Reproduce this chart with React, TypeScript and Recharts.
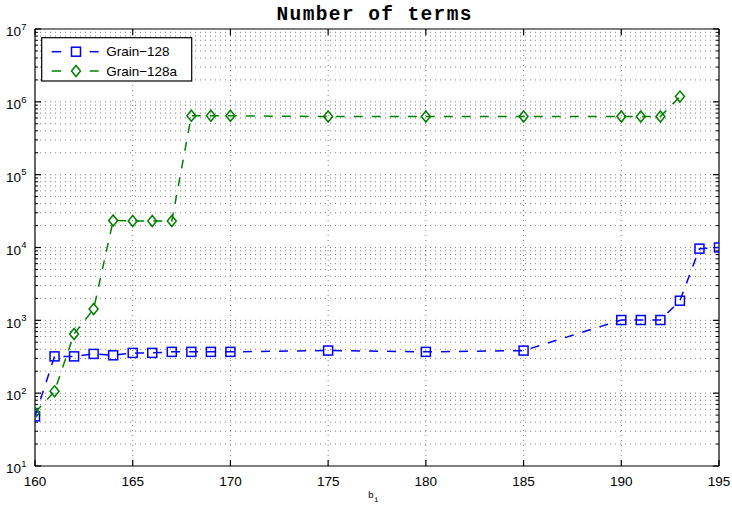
import { LineChart, Line, XAxis, YAxis, ReferenceLine } from "recharts"

// b_i values and term counts
const bits128 = [160, 161, 162, 163, 164, 165, 166, 167, 168, 169, 170, 175, 180, 185, 190, 191, 192, 193, 194, 195]
const grain128 = [48, 320, 320, 346, 331, 357, 357, 369, 369, 369, 369, 385, 369, 384, 1010, 1010, 1010, 1860, 9640, 10000]

const bits128a = [160, 161, 162, 163, 164, 165, 166, 167, 168, 169, 170, 175, 180, 185, 190, 191, 192, 193]
const grain128a = [
  54, 106, 650, 1430, 23500, 23100, 23100, 23100, 643000, 643000, 643000, 628000, 628000, 628000, 628000,
  628000, 628000, 1180000,
]

const xTicks = [160, 165, 170, 175, 180, 185, 190, 195]
const yTicks = [1e1, 1e2, 1e3, 1e4, 1e5, 1e6, 1e7]
const minorMult = [2, 3, 4, 5, 6, 7, 8, 9]

const seriesA = bits128.map((x, i) => ({ x, y: grain128[i] }))
const seriesB = bits128a.map((x, i) => ({ x, y: grain128a[i] }))

const yMinor: number[] = []
yTicks.slice(0, -1).forEach((d) => minorMult.forEach((m) => yMinor.push(d * m)))

const BLUE = "#0000ff"
const GREEN = "#008000"
const FONT = "'Liberation Sans', Arial, sans-serif"
const MONO = "'Liberation Mono', 'Courier New', monospace"

// inward tick lengths in data units
const xTickLen = 0.31
const xMinorLen = 0.155
const yTickFac = 1.21

function Square({ cx, cy, color }: any) {
  if (cx == null || cy == null) return null
  return <rect x={cx - 4.5} y={cy - 4.5} width={9} height={9} fill="none" stroke={color} strokeWidth={1.5} />
}

function Diamond({ cx, cy, color }: any) {
  if (cx == null || cy == null) return null
  return (
    <polygon
      points={`${cx},${cy - 5.5} ${cx + 4.5},${cy} ${cx},${cy + 5.5} ${cx - 4.5},${cy}`}
      fill="none"
      stroke={color}
      strokeWidth={1.5}
    />
  )
}

function XTick({ x, payload }: any) {
  return (
    <text x={x} y={486} textAnchor="middle" fontFamily={FONT} fontSize={13.5} fill="#000">
      {payload.value}
    </text>
  )
}

function YTick({ y, payload }: any) {
  const exp = Math.round(Math.log10(payload.value))
  return (
    <g>
      <text x={21} y={y + 7.3} textAnchor="end" fontFamily={FONT} fontSize={13.5} fill="#000">
        10
      </text>
      <text x={21.3} y={y + 0.8} textAnchor="start" fontFamily={FONT} fontSize={9.5} fill="#000">
        {exp}
      </text>
    </g>
  )
}

const gridProps = { stroke: "#000", strokeOpacity: 0.5, strokeDasharray: "1 4", strokeWidth: 1 }

export default function App() {
  return (
    <div style={{ position: "absolute", left: 0, top: 0, width: 732, height: 511, background: "#fff" }}>
      <LineChart width={732} height={511} margin={{ top: 29, right: 13, bottom: 15, left: 5 }}>
        <XAxis
          dataKey="x"
          type="number"
          domain={[160, 195]}
          ticks={xTicks}
          tick={<XTick />}
          tickLine={false}
          axisLine={false}
          height={30}
          allowDataOverflow
        />
        <YAxis
          scale="log"
          domain={[10, 1e7]}
          ticks={yTicks}
          tick={<YTick />}
          tickLine={false}
          axisLine={false}
          width={30}
          allowDataOverflow
        />
        {/* dotted grid */}
        {xTicks.slice(1, -1).map((v) => (
          <ReferenceLine key={"gx" + v} x={v} {...gridProps} />
        ))}
        {yMinor.concat(yTicks.slice(1, -1)).map((v) => (
          <ReferenceLine key={"gy" + v} y={v} {...gridProps} />
        ))}
        {/* inward ticks */}
        {xTicks.map((v) => (
          <ReferenceLine key={"tb" + v} segment={[{ x: v, y: 10 }, { x: v, y: 10 * yTickFac }]} stroke="#000" strokeWidth={1.2} />
        ))}
        {xTicks.map((v) => (
          <ReferenceLine key={"tt" + v} segment={[{ x: v, y: 1e7 }, { x: v, y: 1e7 / yTickFac }]} stroke="#000" strokeWidth={1.2} />
        ))}
        {yTicks.map((v) => (
          <ReferenceLine key={"tl" + v} segment={[{ x: 160, y: v }, { x: 160 + xTickLen, y: v }]} stroke="#000" strokeWidth={1.2} />
        ))}
        {yTicks.map((v) => (
          <ReferenceLine key={"tr" + v} segment={[{ x: 195, y: v }, { x: 195 - xTickLen, y: v }]} stroke="#000" strokeWidth={1.2} />
        ))}
        {yMinor.map((v) => (
          <ReferenceLine key={"ml" + v} segment={[{ x: 160, y: v }, { x: 160 + xMinorLen, y: v }]} stroke="#000" />
        ))}
        {yMinor.map((v) => (
          <ReferenceLine key={"mr" + v} segment={[{ x: 195, y: v }, { x: 195 - xMinorLen, y: v }]} stroke="#000" />
        ))}
        {/* axes box */}
        <ReferenceLine x={160} stroke="#000" strokeWidth={1.2} />
        <ReferenceLine x={195} stroke="#000" strokeWidth={1.2} />
        <ReferenceLine y={10} stroke="#000" strokeWidth={1.2} />
        <ReferenceLine y={1e7} stroke="#000" strokeWidth={1.2} />
        <Line
          data={seriesA}
          dataKey="y"
          name="Grain-128"
          type="linear"
          stroke={BLUE}
          strokeWidth={1.5}
          strokeDasharray="9 9"
          dot={(p: any) => <Square key={"a" + p.index} cx={p.cx} cy={p.cy} color={BLUE} />}
          activeDot={false}
          isAnimationActive={false}
        />
        <Line
          data={seriesB}
          dataKey="y"
          name="Grain-128a"
          type="linear"
          stroke={GREEN}
          strokeWidth={1.5}
          strokeDasharray="9 9"
          dot={(p: any) => <Diamond key={"b" + p.index} cx={p.cx} cy={p.cy} color={GREEN} />}
          activeDot={false}
          isAnimationActive={false}
        />
      </LineChart>
      <svg
        width={732}
        height={511}
        style={{ position: "absolute", left: 0, top: 0, pointerEvents: "none" }}
      >
        <text
          x={374}
          y={19.5}
          textAnchor="middle"
          fontFamily={MONO}
          fontWeight="bold"
          fontSize={19.5}
          textLength={195}
          lengthAdjust="spacing"
          fill="#000"
        >
          Number of terms
        </text>
        <text x={368} y={498.3} fontFamily={MONO} fontSize={9.5} fill="#000">
          b
        </text>
        <text x={374} y={502} fontFamily={MONO} fontSize={7.5} fill="#000">
          i
        </text>
        <g transform="translate(41.7,37.7)">
          <rect x={0} y={0} width={150} height={43.3} fill="#fff" stroke="#000" strokeWidth={1.2} />
          <line x1={10} x2={19.5} y1={14} y2={14} stroke={BLUE} strokeWidth={1.5} />
          <line x1={48} x2={57} y1={14} y2={14} stroke={BLUE} strokeWidth={1.5} />
          <Square cx={34.3} cy={14} color={BLUE} />
          <text x={64.5} y={18.8} fontFamily={FONT} fontSize={13.5} fill="#000">
            Grain−128
          </text>
          <line x1={10} x2={19.5} y1={33.3} y2={33.3} stroke={GREEN} strokeWidth={1.5} />
          <line x1={48} x2={57} y1={33.3} y2={33.3} stroke={GREEN} strokeWidth={1.5} />
          <Diamond cx={34.3} cy={33.3} color={GREEN} />
          <text x={64.5} y={38.1} fontFamily={FONT} fontSize={13.5} fill="#000">
            Grain−128a
          </text>
        </g>
      </svg>
    </div>
  )
}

■ ■ ■ ■ ■ ■ ■

● **What you need to do**
Each line from the top of the material through the line containing "1860, 9640, 10000]" should be reproduced exactly; please drop any images.

● **Answer to the problem**
Reproduce this chart with React, TypeScript and Recharts.
import { LineChart, Line, XAxis, YAxis, ReferenceLine } from "recharts"

// b_i values and term counts
const bits128 = [160, 161, 162, 163, 164, 165, 166, 167, 168, 169, 170, 175, 180, 185, 190, 191, 192, 193, 194, 195]
const grain128 = [48, 320, 320, 346, 331, 357, 357, 369, 369, 369, 369, 385, 369, 384, 1010, 1010, 1010, 1860, 9640, 10000]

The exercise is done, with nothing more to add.